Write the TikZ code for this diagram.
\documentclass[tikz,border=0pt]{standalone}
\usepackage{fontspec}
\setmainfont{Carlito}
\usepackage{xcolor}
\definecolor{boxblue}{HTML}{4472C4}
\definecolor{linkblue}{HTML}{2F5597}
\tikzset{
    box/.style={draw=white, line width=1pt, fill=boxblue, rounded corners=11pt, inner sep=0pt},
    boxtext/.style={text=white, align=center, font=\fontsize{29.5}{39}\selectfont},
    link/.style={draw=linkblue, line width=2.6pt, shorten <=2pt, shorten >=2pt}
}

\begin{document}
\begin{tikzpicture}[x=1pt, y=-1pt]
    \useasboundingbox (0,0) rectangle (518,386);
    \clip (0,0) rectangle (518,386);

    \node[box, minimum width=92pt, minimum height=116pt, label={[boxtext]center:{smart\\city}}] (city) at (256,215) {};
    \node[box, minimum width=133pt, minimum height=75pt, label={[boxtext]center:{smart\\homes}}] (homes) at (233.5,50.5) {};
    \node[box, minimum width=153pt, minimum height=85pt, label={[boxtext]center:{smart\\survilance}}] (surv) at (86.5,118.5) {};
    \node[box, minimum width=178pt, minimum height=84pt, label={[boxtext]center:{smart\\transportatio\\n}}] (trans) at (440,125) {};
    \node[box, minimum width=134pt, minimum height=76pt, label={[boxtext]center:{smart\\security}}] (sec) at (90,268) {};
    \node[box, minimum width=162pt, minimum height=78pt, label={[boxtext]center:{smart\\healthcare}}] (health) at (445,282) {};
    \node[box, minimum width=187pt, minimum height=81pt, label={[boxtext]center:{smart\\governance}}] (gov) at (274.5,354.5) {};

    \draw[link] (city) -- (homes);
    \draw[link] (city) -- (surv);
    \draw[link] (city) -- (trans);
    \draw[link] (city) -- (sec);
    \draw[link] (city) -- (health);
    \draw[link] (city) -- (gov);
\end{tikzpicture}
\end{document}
####################
### Task to complete
Make an exact copy of the listing, including every line.

### Right answer
Write the TikZ code for this diagram.
\documentclass[tikz,border=0pt]{standalone}
\usepackage{fontspec}
\setmainfont{Carlito}
\usepackage{xcolor}
\definecolor{boxblue}{HTML}{4472C4}
\definecolor{linkblue}{HTML}{2F5597}
\tikzset{
    box/.style={draw=white, line width=1pt, fill=boxblue, rounded corners=11pt, inner sep=0pt},
    boxtext/.style={text=white, align=center, font=\fontsize{29.5}{39}\selectfont},
    link/.style={draw=linkblue, line width=2.6pt, shorten <=2pt, shorten >=2pt}
}

\begin{document}
\begin{tikzpicture}[x=1pt, y=-1pt]
    \useasboundingbox (0,0) rectangle (518,386);
    \clip (0,0) rectangle (518,386);

    \node[box, minimum width=92pt, minimum height=116pt, label={[boxtext]center:{smart\\city}}] (city) at (256,215) {};
    \node[box, minimum width=133pt, minimum height=75pt, label={[boxtext]center:{smart\\homes}}] (homes) at (233.5,50.5) {};
    \node[box, minimum width=153pt, minimum height=85pt, label={[boxtext]center:{smart\\survilance}}] (surv) at (86.5,118.5) {};
    \node[box, minimum width=178pt, minimum height=84pt, label={[boxtext]center:{smart\\transportatio\\n}}] (trans) at (440,125) {};
    \node[box, minimum width=134pt, minimum height=76pt, label={[boxtext]center:{smart\\security}}] (sec) at (90,268) {};
    \node[box, minimum width=162pt, minimum height=78pt, label={[boxtext]center:{smart\\healthcare}}] (health) at (445,282) {};
    \node[box, minimum width=187pt, minimum height=81pt, label={[boxtext]center:{smart\\governance}}] (gov) at (274.5,354.5) {};

    \draw[link] (city) -- (homes);
    \draw[link] (city) -- (surv);
    \draw[link] (city) -- (trans);
    \draw[link] (city) -- (sec);
    \draw[link] (city) -- (health);
    \draw[link] (city) -- (gov);
\end{tikzpicture}
\end{document}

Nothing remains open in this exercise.